Testing

Risk Level: 🟢 Essential

Guide Entry

TESTING (n.): The practice of verifying that code works. With AI-generated code, testing is your primary defense against confident wrongness. The AI will never tell you something is broken. Tests will.

The Testing Paradox

AI can generate tests. But:

AI-generated tests test AI-generated assumptions
If both are wrong in the same way, you won’t know

Solution: Generate tests, but verify they test what matters.

Testing AI Code Workflow

Step 1: Specify First

Before generating code:

"I need a function that:
- Takes a list of numbers
- Returns the average
- Returns 0 for empty lists
- Ignores non-numeric values"

Step 2: Generate Tests First

"Write tests for that function before implementing it.
Use pytest.
Include edge cases."

Step 3: Review Tests

Do the tests match your specification?

Test for empty list?
Test for non-numeric values?
Test for normal case?

Do the tests make sense?

# Good test
def test_average_ignores_strings():
    assert average([1, "two", 3]) == 2.0

# Suspicious test - why would this be expected?
def test_average_returns_none_for_empty():
    assert average([]) is None
# Wait, spec said return 0, not None...

Step 4: Generate Implementation

"Now implement the function to pass these tests."

Step 5: Run Tests

pytest

If tests fail, you learned something.
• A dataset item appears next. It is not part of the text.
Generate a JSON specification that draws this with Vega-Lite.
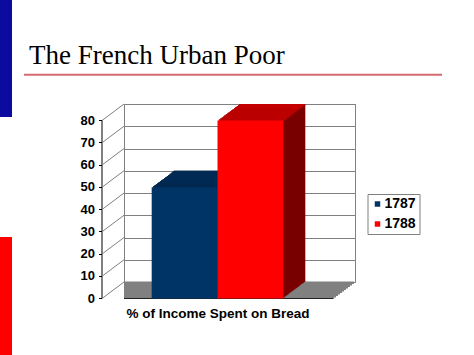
{
  "$schema": "https://vega.github.io/schema/vega-lite/v6.json",
  "width": 231,
  "height": 178,
  "autosize": {"type": "none"},
  "padding": {"left": 124, "top": 104, "right": 119, "bottom": 73},
  "background": "white",
  "title": {"text": "The French Urban Poor", "anchor": "start", "frame": "group", "dx": -95, "offset": -96.5, "baseline": "alphabetic", "font": "Liberation Serif", "fontSize": 27, "fontWeight": "normal", "color": "#000"},
  "datasets": {
    "bread": [{"year": "1787", "pct": 50}, {"year": "1788", "pct": 80}],
    "ticks": [{"v": 0}, {"v": 10}, {"v": 20}, {"v": 30}, {"v": 40}, {"v": 50}, {"v": 60}, {"v": 70}, {"v": 80}],
    "level": [{"level": 0}]
  },
  "resolve": {"scale": {"x": "independent"}, "axis": {"x": "independent", "y": "independent"}},
  "config": {"view": {"stroke": "#808080", "strokeWidth": 1}},
  "layer": [
    {
      "data": {"name": "level"},
      "encoding": {"y": {"field": "level", "type": "quantitative", "scale": {"domain": [0, 80], "nice": false}, "axis": null}},
      "layer": [
        {"mark": {"type": "rule", "color": "#808080", "strokeWidth": 2.4, "xOffset": -1.07, "x2Offset": -1.07, "yOffset": 0.8}},
        {"mark": {"type": "rule", "color": "#808080", "strokeWidth": 2.4, "xOffset": -3.05, "x2Offset": -3.05, "yOffset": 2.29}},
        {"mark": {"type": "rule", "color": "#808080", "strokeWidth": 2.4, "xOffset": -5.04, "x2Offset": -5.04, "yOffset": 3.78}},
        {"mark": {"type": "rule", "color": "#808080", "strokeWidth": 2.4, "xOffset": -7.03, "x2Offset": -7.03, "yOffset": 5.27}},
        {"mark": {"type": "rule", "color": "#808080", "strokeWidth": 2.4, "xOffset": -9.01, "x2Offset": -9.01, "yOffset": 6.76}},
        {"mark": {"type": "rule", "color": "#808080", "strokeWidth": 2.4, "xOffset": -11, "x2Offset": -11, "yOffset": 8.25}},
        {"mark": {"type": "rule", "color": "#808080", "strokeWidth": 2.4, "xOffset": -12.99, "x2Offset": -12.99, "yOffset": 9.74}},
        {"mark": {"type": "rule", "color": "#808080", "strokeWidth": 2.4, "xOffset": -14.97, "x2Offset": -14.97, "yOffset": 11.23}},
        {"mark": {"type": "rule", "color": "#808080", "strokeWidth": 2.4, "xOffset": -16.96, "x2Offset": -16.96, "yOffset": 12.72}},
        {"mark": {"type": "rule", "color": "#808080", "strokeWidth": 2.4, "xOffset": -18.95, "x2Offset": -18.95, "yOffset": 14.21}},
        {"mark": {"type": "rule", "color": "#808080", "strokeWidth": 2.4, "xOffset": -20.93, "x2Offset": -20.93, "yOffset": 15.7}},
        {"mark": {"type": "rule", "color": "#222222", "strokeWidth": 1, "xOffset": -22, "x2Offset": -22, "yOffset": 16.5}}
      ]
    },
    {
      "data": {"name": "ticks"},
      "mark": {"type": "rule", "color": "#808080", "strokeWidth": 1, "xOffset": -22, "yOffset": 16.5},
      "encoding": {
        "x": {"datum": 0, "type": "quantitative", "scale": {"domain": [0, 1], "nice": false, "zero": false}, "axis": null},
        "x2": {"datum": 0},
        "y": {"field": "v", "type": "quantitative", "scale": {"domain": [0, 80], "nice": false},
          "axis": {"orient": "left", "offset": 38.5, "translate": 16.5, "grid": false, "title": null, "values": [0, 10, 20, 30, 40, 50, 60, 70, 80], "labelFont": "Liberation Sans", "labelFontSize": 13, "labelFontWeight": "bold", "labelColor": "#000", "tickSize": 3, "tickColor": "#000", "domainColor": "#000", "labelPadding": 4}},
        "y2": {"field": "v"}
      }
    },
    {
      "data": {"name": "bread"},
      "encoding": {
        "x": {"field": "year", "type": "nominal", "scale": {"paddingInner": 0, "paddingOuter": 0.755},
          "axis": {"orient": "bottom", "labels": false, "ticks": false, "domain": false, "title": "% of Income Spent on Bread", "titleFont": "Liberation Sans", "titleFontSize": 13.5, "titleFontWeight": "bold", "titleColor": "#000", "titleX": 93.5, "titleY": 35, "titleBaseline": "alphabetic", "titleAlign": "center"}},
        "y": {"field": "pct", "type": "quantitative", "scale": {"domain": [0, 80], "nice": false},
          "axis": {"orient": "left", "grid": true, "gridColor": "#808080", "gridWidth": 1, "domain": false, "ticks": false, "labels": false, "title": null, "values": [0, 10, 20, 30, 40, 50, 60, 70, 80]}}
      },
      "layer": [
        {"mark": {"type": "bar", "xOffset": 0, "yOffset": 0, "y2Offset": 0}, "encoding": {"color": {"condition": {"test": "datum.year === '1787'", "value": "#001a33"}, "value": "#7a0000"}}},
        {"mark": {"type": "bar", "xOffset": -1.375, "yOffset": 1.031, "y2Offset": 1.031}, "encoding": {"color": {"condition": {"test": "datum.year === '1787'", "value": "#001a33"}, "value": "#7a0000"}}},
        {"mark": {"type": "bar", "xOffset": -2.75, "yOffset": 2.063, "y2Offset": 2.063}, "encoding": {"color": {"condition": {"test": "datum.year === '1787'", "value": "#001a33"}, "value": "#7a0000"}}},
        {"mark": {"type": "bar", "xOffset": -4.125, "yOffset": 3.094, "y2Offset": 3.094}, "encoding": {"color": {"condition": {"test": "datum.year === '1787'", "value": "#001a33"}, "value": "#7a0000"}}},
        {"mark": {"type": "bar", "xOffset": -5.5, "yOffset": 4.125, "y2Offset": 4.125}, "encoding": {"color": {"condition": {"test": "datum.year === '1787'", "value": "#001a33"}, "value": "#7a0000"}}},
        {"mark": {"type": "bar", "xOffset": -6.875, "yOffset": 5.156, "y2Offset": 5.156}, "encoding": {"color": {"condition": {"test": "datum.year === '1787'", "value": "#001a33"}, "value": "#7a0000"}}},
        {"mark": {"type": "bar", "xOffset": -8.25, "yOffset": 6.188, "y2Offset": 6.188}, "encoding": {"color": {"condition": {"test": "datum.year === '1787'", "value": "#001a33"}, "value": "#7a0000"}}},
        {"mark": {"type": "bar", "xOffset": -9.625, "yOffset": 7.219, "y2Offset": 7.219}, "encoding": {"color": {"condition": {"test": "datum.year === '1787'", "value": "#001a33"}, "value": "#7a0000"}}},
        {"mark": {"type": "bar", "xOffset": -11, "yOffset": 8.25, "y2Offset": 8.25}, "encoding": {"color": {"condition": {"test": "datum.year === '1787'", "value": "#001a33"}, "value": "#7a0000"}}},
        {"mark": {"type": "bar", "xOffset": -12.375, "yOffset": 9.281, "y2Offset": 9.281}, "encoding": {"color": {"condition": {"test": "datum.year === '1787'", "value": "#001a33"}, "value": "#7a0000"}}},
        {"mark": {"type": "bar", "xOffset": -13.75, "yOffset": 10.313, "y2Offset": 10.313}, "encoding": {"color": {"condition": {"test": "datum.year === '1787'", "value": "#001a33"}, "value": "#7a0000"}}},
        {"mark": {"type": "bar", "xOffset": -15.125, "yOffset": 11.344, "y2Offset": 11.344}, "encoding": {"color": {"condition": {"test": "datum.year === '1787'", "value": "#001a33"}, "value": "#7a0000"}}},
        {"mark": {"type": "bar", "xOffset": -16.5, "yOffset": 12.375, "y2Offset": 12.375}, "encoding": {"color": {"condition": {"test": "datum.year === '1787'", "value": "#001a33"}, "value": "#7a0000"}}},
        {"mark": {"type": "bar", "xOffset": -17.875, "yOffset": 13.406, "y2Offset": 13.406}, "encoding": {"color": {"condition": {"test": "datum.year === '1787'", "value": "#001a33"}, "value": "#7a0000"}}},
        {"mark": {"type": "bar", "xOffset": -19.25, "yOffset": 14.438, "y2Offset": 14.438}, "encoding": {"color": {"condition": {"test": "datum.year === '1787'", "value": "#001a33"}, "value": "#7a0000"}}},
        {"mark": {"type": "bar", "xOffset": -20.625, "yOffset": 15.469, "y2Offset": 15.469}, "encoding": {"color": {"condition": {"test": "datum.year === '1787'", "value": "#001a33"}, "value": "#7a0000"}}},
        {"mark": {"type": "bar", "xOffset": 0, "yOffset": 0, "y2Offset": 1.3}, "encoding": {"y2": {"field": "pct"}, "color": {"condition": {"test": "datum.year === '1787'", "value": "#002a54"}, "value": "#c40000"}}},
        {"mark": {"type": "bar", "xOffset": -1.375, "yOffset": 1.031, "y2Offset": 2.331}, "encoding": {"y2": {"field": "pct"}, "color": {"condition": {"test": "datum.year === '1787'", "value": "#002a54"}, "value": "#c40000"}}},
        {"mark": {"type": "bar", "xOffset": -2.75, "yOffset": 2.063, "y2Offset": 3.363}, "encoding": {"y2": {"field": "pct"}, "color": {"condition": {"test": "datum.year === '1787'", "value": "#002a54"}, "value": "#c40000"}}},
        {"mark": {"type": "bar", "xOffset": -4.125, "yOffset": 3.094, "y2Offset": 4.394}, "encoding": {"y2": {"field": "pct"}, "color": {"condition": {"test": "datum.year === '1787'", "value": "#002a54"}, "value": "#c40000"}}},
        {"mark": {"type": "bar", "xOffset": -5.5, "yOffset": 4.125, "y2Offset": 5.425}, "encoding": {"y2": {"field": "pct"}, "color": {"condition": {"test": "datum.year === '1787'", "value": "#002a54"}, "value": "#c40000"}}},
        {"mark": {"type": "bar", "xOffset": -6.875, "yOffset": 5.156, "y2Offset": 6.456}, "encoding": {"y2": {"field": "pct"}, "color": {"condition": {"test": "datum.year === '1787'", "value": "#002a54"}, "value": "#c40000"}}},
        {"mark": {"type": "bar", "xOffset": -8.25, "yOffset": 6.188, "y2Offset": 7.488}, "encoding": {"y2": {"field": "pct"}, "color": {"condition": {"test": "datum.year === '1787'", "value": "#002a54"}, "value": "#c40000"}}},
        {"mark": {"type": "bar", "xOffset": -9.625, "yOffset": 7.219, "y2Offset": 8.519}, "encoding": {"y2": {"field": "pct"}, "color": {"condition": {"test": "datum.year === '1787'", "value": "#002a54"}, "value": "#c40000"}}},
        {"mark": {"type": "bar", "xOffset": -11, "yOffset": 8.25, "y2Offset": 9.55}, "encoding": {"y2": {"field": "pct"}, "color": {"condition": {"test": "datum.year === '1787'", "value": "#002a54"}, "value": "#c40000"}}},
        {"mark": {"type": "bar", "xOffset": -12.375, "yOffset": 9.281, "y2Offset": 10.581}, "encoding": {"y2": {"field": "pct"}, "color": {"condition": {"test": "datum.year === '1787'", "value": "#002a54"}, "value": "#c40000"}}},
        {"mark": {"type": "bar", "xOffset": -13.75, "yOffset": 10.313, "y2Offset": 11.613}, "encoding": {"y2": {"field": "pct"}, "color": {"condition": {"test": "datum.year === '1787'", "value": "#002a54"}, "value": "#c40000"}}},
        {"mark": {"type": "bar", "xOffset": -15.125, "yOffset": 11.344, "y2Offset": 12.644}, "encoding": {"y2": {"field": "pct"}, "color": {"condition": {"test": "datum.year === '1787'", "value": "#002a54"}, "value": "#c40000"}}},
        {"mark": {"type": "bar", "xOffset": -16.5, "yOffset": 12.375, "y2Offset": 13.675}, "encoding": {"y2": {"field": "pct"}, "color": {"condition": {"test": "datum.year === '1787'", "value": "#002a54"}, "value": "#c40000"}}},
        {"mark": {"type": "bar", "xOffset": -17.875, "yOffset": 13.406, "y2Offset": 14.706}, "encoding": {"y2": {"field": "pct"}, "color": {"condition": {"test": "datum.year === '1787'", "value": "#002a54"}, "value": "#c40000"}}},
        {"mark": {"type": "bar", "xOffset": -19.25, "yOffset": 14.438, "y2Offset": 15.738}, "encoding": {"y2": {"field": "pct"}, "color": {"condition": {"test": "datum.year === '1787'", "value": "#002a54"}, "value": "#c40000"}}},
        {"mark": {"type": "bar", "xOffset": -20.625, "yOffset": 15.469, "y2Offset": 16.769}, "encoding": {"y2": {"field": "pct"}, "color": {"condition": {"test": "datum.year === '1787'", "value": "#002a54"}, "value": "#c40000"}}},
        {"mark": {"type": "bar", "xOffset": -22, "yOffset": 16.5, "y2Offset": 16.5},
          "encoding": {"color": {"field": "year", "type": "nominal", "scale": {"domain": ["1787", "1788"], "range": ["#003366", "#ff0000"]},
            "legend": {"title": null, "orient": "none", "legendX": 243.5, "legendY": 90, "symbolType": "square", "symbolSize": 30, "symbolStrokeWidth": 0, "labelFont": "Liberation Sans", "labelFontSize": 14, "labelFontWeight": "bold", "labelColor": "#000", "strokeColor": "#808080", "fillColor": "#ffffff", "padding": 3, "rowPadding": 6, "labelOffset": 0}}}}
      ]
    },
    {
      "data": {"name": "level"},
      "encoding": {"x": {"datum": 0, "type": "quantitative", "scale": {"domain": [0, 1], "nice": false, "zero": false}, "axis": null}},
      "layer": [
        {"mark": {"type": "rule", "color": "#d46a6f", "strokeWidth": 2, "xOffset": -100, "x2Offset": 87, "yOffset": -29.3},
          "encoding": {"x2": {"datum": 1}, "y": {"datum": 80, "type": "quantitative", "scale": {"domain": [0, 80], "nice": false}, "axis": null}}},
        {"mark": {"type": "rule", "color": "#0b0b9f", "strokeWidth": 12, "strokeCap": "butt", "xOffset": -118, "yOffset": -104, "y2Offset": 13},
          "encoding": {"y": {"datum": 80, "type": "quantitative", "scale": {"domain": [0, 80], "nice": false}, "axis": null}, "y2": {"datum": 80}}},
        {"mark": {"type": "rule", "color": "#ff0000", "strokeWidth": 12, "strokeCap": "butt", "xOffset": -118, "yOffset": -45, "y2Offset": 73},
          "encoding": {"y": {"datum": 0, "type": "quantitative", "scale": {"domain": [0, 80], "nice": false}, "axis": null}, "y2": {"datum": 0}}}
      ]
    }
  ]
}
Fix and repeat.

What to Test

The Happy Path

def test_average_normal_case():
    assert average([1, 2, 3, 4, 5]) == 3.0

Edge Cases

def test_average_empty_list():
    assert average([]) == 0

def test_average_single_element():
    assert average([42]) == 42

Error Cases

def test_average_with_invalid_input():
    assert average([1, "two", 3]) == 2.0

Boundaries

def test_average_very_large_numbers():
    assert average([10**100, 10**100]) == 10**100

Testing AI-Specific Concerns

Hallucination Testing

def test_uses_real_library():
    # If this import fails, AI hallucinated the library
    from actual_library import actual_function

Scope Testing

def test_function_only_does_what_asked():
    result = process_data(input_data)
    # Verify it didn't add extra fields
    assert set(result.keys()) == {"expected", "fields", "only"}

Integration Testing

def test_works_with_existing_code():
    # Test that AI code integrates with your codebase
    existing_result = existing_function()
    ai_result = ai_generated_function(existing_result)
    assert ai_result is not None

AI Test Generation Prompts

Good Prompt

"Generate pytest tests for this function.
Include:
- 3 happy path tests
- 3 edge case tests
- 2 error case tests

Follow this format:
def test_descriptive_name():
    '''What this tests.'''
    # Arrange
    input = ...
    # Act
    result = function(input)
    # Assert
    assert result == expected"

Review the Output

AI might generate:

Tests that always pass (useless)
Tests that test implementation, not behavior
Tests missing critical edge cases

You catch these by reading the tests.

The Testing Safety Net

Level 0: No tests
         AI says it works, you hope it works
         🔴 Dangerous

Level 1: AI-generated tests, unreviewed
         Better than nothing
         🟡 Risky

Level 2: AI-generated tests, reviewed
         You verified they test the right things
         🟢 Good

Level 3: Spec-first tests, then implementation
         Tests define correctness, code follows
         🟢 Better

Level 4: Test + review + CI/CD
         Automated verification on every commit
         🟢 Best

The Street Rule

“The AI cannot test its own correctness. Tests are how you test the AI.”

Move to Make

For your next AI-generated function:

Write the spec
Generate tests from spec
Review tests manually
Generate implementation
Run tests
Note what the tests caught

Build the muscle memory of test-first AI development.